Hydrology and Climate research team


Climate change and population growth are great threats that join together in their impacts on hydrology and ecosystems. This crossroad has led to the rise of a new hydrological discipline, lying at the interface between conventional hydrology, ecology and climate science. This discipline, sometimes referred to as 'climate hydrology', conceives hydrological systems as part of the Earth's global system, being impacted by anthropogenic emissions and land use change, but also regulating a number of land–atmosphere feedbacks that influence trends in climate and the occurrence of hydro-meteorological extremes.

The work of the Hydrology and Climate team focuses on the study of climate hydrology, trying to understand how the hydrosphere, biosphere and climate interact, the extent to which these interactions reflect ongoing Earth's system changes, and the implications for current and future societies.

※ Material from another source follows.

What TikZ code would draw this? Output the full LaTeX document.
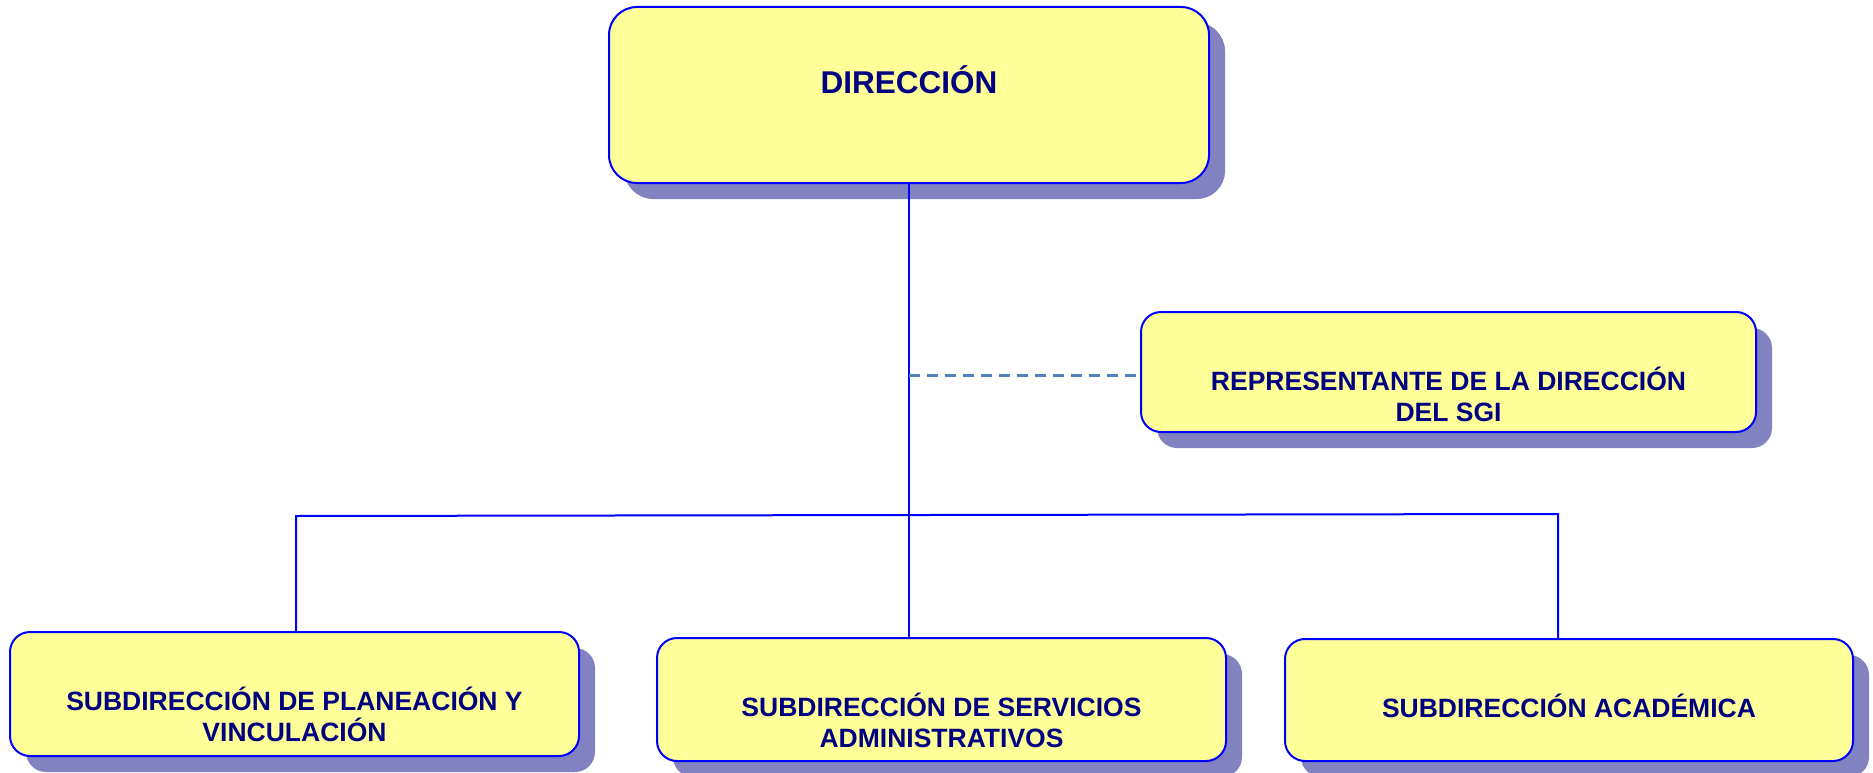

Hydrology and Climate research team

From left to right: Hao Li, Shujie Cheng, Irina Petrova, Qiqi Gou, Diego Miralles, Feng Zhong, Petra Hulsman, Jessica Keune and Akash Koppa. Not in the picture: Çağlar Küçük, Dominik Rains, Jeroen Claessen and Weijie Zhang, as well as external researchers Hendrik Wouters (VITO), Brecht Martens (IMDC), Mojtaba Naghdizadegan (Shiraz University), and Dominik Schumacher (ETHZ).

Lines of research

Research Lines HCT


  1. Land feedbacks | Satellite and in situ observations – in combination with heat and vapor transfer models, and regional climate models – are applied to investigate land–atmosphere feedbacks. The primary goal is to unravel the effect of land (e.g. vegetation, soil moisture) on the circulation of heat and moisture in the atmosphere, and ultimately on temperature, precipitation and radiation. The central focus is on hydro-meteorological extremes, such as droughts and heatwaves and their impact on societies. The potential of land cover change and management (e.g. afforestation) as climate mitigation strategies is explored. Projects striving in this direction include the ERC DRY–2–DRY or the H2020 DOWN2EARTH (EU).
  2. Terrestrial evaporation | Satellite observations are employed to monitor the long-term variability of the hydrosphere, atmosphere and biosphere. Examples of this line of research include the co-development of precipitation (MSWEP) and soil moisture (CCI) datasets, and particularly of terrestrial evaporation (GLEAM). We also have commitment to provide high-resolution operational evaporation and soil moisture data (ET–Sense project, 4DMED–Hydrology, Digital Twin Earth (DTE)–Hydrology), and collaborate with VanderSat on the generation of hyper-resolution products. We also lead the annual section on land evaporation in the State of the Climate report (BAMS), and represent the land evaporation ECV in GCOS.
  3. Ecosystem Impacts | A central focus of our group is the understanding of the hydro-climatic factors that determine the state of ecosystems. The emphasis concentrates on the impact of hydro-climatic extremes and long-term climate change on vegetation. To this end, process-based models, as well as mathematical tools – like machine-learning and causal inference methods – are applied to study ecosystem resistance and resilience. Recent and ongoing initiatives in this direction include the BELSPO SAT-EX and STR3S projects, or the H2020 DOWN2EARTH (EU) project.